● **REQUIRED WORK**
Do not include the pictures; repeat the rest of the data exactly.

● **LISTED ENTRIES**
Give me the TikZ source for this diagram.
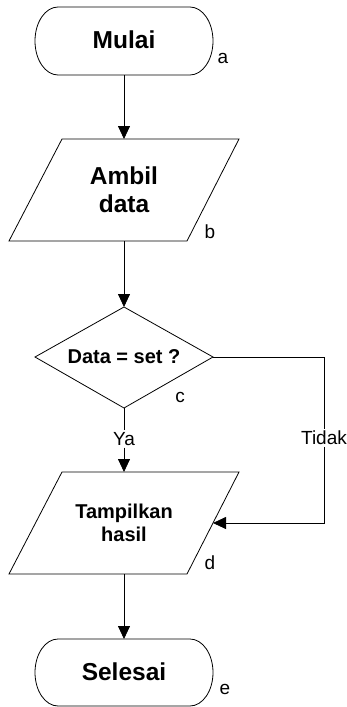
\documentclass[tikz,border=0pt]{standalone}
\usepackage{fontspec}
\setmainfont{Liberation Sans}
\usetikzlibrary{arrows.meta}
\begin{document}
\begin{tikzpicture}[x=1pt,y=-1pt,line width=0.8pt,
  big/.style={font=\fontsize{24.5}{28}\selectfont\bfseries,align=center,inner sep=0pt},
  mid/.style={font=\fontsize{20}{23}\selectfont\bfseries,align=center,inner sep=0pt},
  lab/.style={font=\fontsize{19}{22}\selectfont,inner sep=0pt},
  cut/.style={font=\fontsize{19}{22}\selectfont,fill=white,inner sep=1.5pt},
  flow/.style={-{Triangle[length=13pt,width=12pt]}}]
\useasboundingbox (0,0) rectangle (347,707);
% shapes
\draw (58,7) -- (190,7) arc(-90:90:23 and 34) -- (58,75) arc(90:270:23 and 34) -- cycle;
\node[big] (mulai) at (124,40) {Mulai};
\node[lab] (la) at (223,58) {a};
\draw (62,139) -- (239,139) -- (187,241) -- (9,241) -- cycle;
\node[big] (ambil) at (124,190) {Ambil\\data};
\node[lab] (lb) at (210,232) {b};
\draw (124,307) -- (213,357) -- (124,408) -- (35,357) -- cycle;
\node[mid] (cond) at (124,357) {Data = set ?};
\node[lab] (lc) at (180,397) {c};
\draw (62,472) -- (239,472) -- (187,574) -- (9,574) -- cycle;
\node[mid] (tampil) at (124,523) {Tampilkan\\hasil};
\node[lab] (ld) at (210,563) {d};
\draw (58,639) -- (190,639) arc(-90:90:23 and 33.5) -- (58,706) arc(90:270:23 and 33.5) -- cycle;
\node[big] (selesai) at (124,672) {Selesai};
\node[lab] (le) at (225,689) {e};
% anchor points
\coordinate (as) at (124,75);
\coordinate (bn) at (124,139);
\coordinate (bs) at (124,241);
\coordinate (cn) at (124,307);
\coordinate (cs) at (124,408);
\coordinate (ce) at (213,357);
\coordinate (dn) at (124,472);
\coordinate (de) at (213,523);
\coordinate (ds) at (124,574);
\coordinate (en) at (124,639);
\node[cut] (ya) at (124,439) {Ya};
\node[cut] (tidak) at (324,438) {Tidak};
% connectors
\draw[flow] (as) -- (bn);
\draw[flow] (bs) -- (cn);
\draw (cs) -- (ya.north);
\draw[flow] (ya.south) -- (dn);
\draw (ce) -| (tidak.north);
\draw[flow] (tidak.south) |- (de);
\draw[flow] (ds) -- (en);
\end{tikzpicture}
\end{document}
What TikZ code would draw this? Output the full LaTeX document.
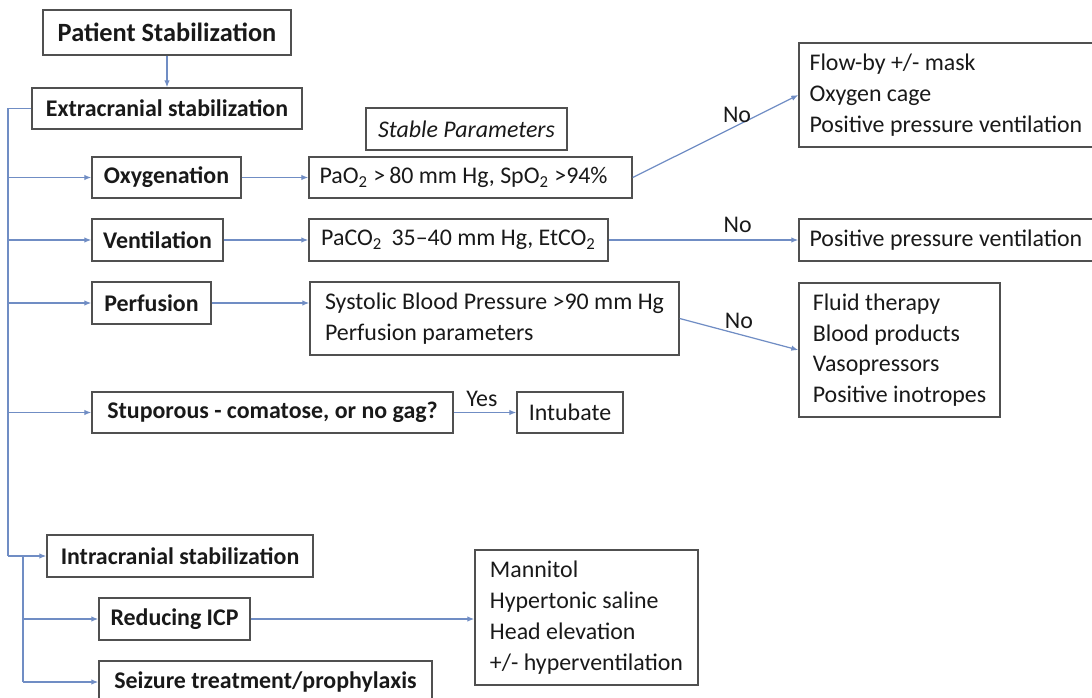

● **RESULT FOR THIS TASK**
Give me the TikZ source for this diagram.
\documentclass[tikz,border=0pt]{standalone}
\usepackage{fontspec}
\setmainfont{Liberation Sans}
\usetikzlibrary{arrows.meta}
\begin{document}
\begin{tikzpicture}[x=1pt,y=-1pt,line width=0.8pt,
  big/.style={font=\fontsize{24.5}{28}\selectfont\bfseries,align=center,inner sep=0pt},
  mid/.style={font=\fontsize{20}{23}\selectfont\bfseries,align=center,inner sep=0pt},
  lab/.style={font=\fontsize{19}{22}\selectfont,inner sep=0pt},
  cut/.style={font=\fontsize{19}{22}\selectfont,fill=white,inner sep=1.5pt},
  flow/.style={-{Triangle[length=13pt,width=12pt]}}]
\useasboundingbox (0,0) rectangle (347,707);
% shapes
\draw (58,7) -- (190,7) arc(-90:90:23 and 34) -- (58,75) arc(90:270:23 and 34) -- cycle;
\node[big] (mulai) at (124,40) {Mulai};
\node[lab] (la) at (223,58) {a};
\draw (62,139) -- (239,139) -- (187,241) -- (9,241) -- cycle;
\node[big] (ambil) at (124,190) {Ambil\\data};
\node[lab] (lb) at (210,232) {b};
\draw (124,307) -- (213,357) -- (124,408) -- (35,357) -- cycle;
\node[mid] (cond) at (124,357) {Data = set ?};
\node[lab] (lc) at (180,397) {c};
\draw (62,472) -- (239,472) -- (187,574) -- (9,574) -- cycle;
\node[mid] (tampil) at (124,523) {Tampilkan\\hasil};
\node[lab] (ld) at (210,563) {d};
\draw (58,639) -- (190,639) arc(-90:90:23 and 33.5) -- (58,706) arc(90:270:23 and 33.5) -- cycle;
\node[big] (selesai) at (124,672) {Selesai};
\node[lab] (le) at (225,689) {e};
% anchor points
\coordinate (as) at (124,75);
\coordinate (bn) at (124,139);
\coordinate (bs) at (124,241);
\coordinate (cn) at (124,307);
\coordinate (cs) at (124,408);
\coordinate (ce) at (213,357);
\coordinate (dn) at (124,472);
\coordinate (de) at (213,523);
\coordinate (ds) at (124,574);
\coordinate (en) at (124,639);
\node[cut] (ya) at (124,439) {Ya};
\node[cut] (tidak) at (324,438) {Tidak};
% connectors
\draw[flow] (as) -- (bn);
\draw[flow] (bs) -- (cn);
\draw (cs) -- (ya.north);
\draw[flow] (ya.south) -- (dn);
\draw (ce) -| (tidak.north);
\draw[flow] (tidak.south) |- (de);
\draw[flow] (ds) -- (en);
\end{tikzpicture}
\end{document}
What TikZ code would draw this? Output the full LaTeX document.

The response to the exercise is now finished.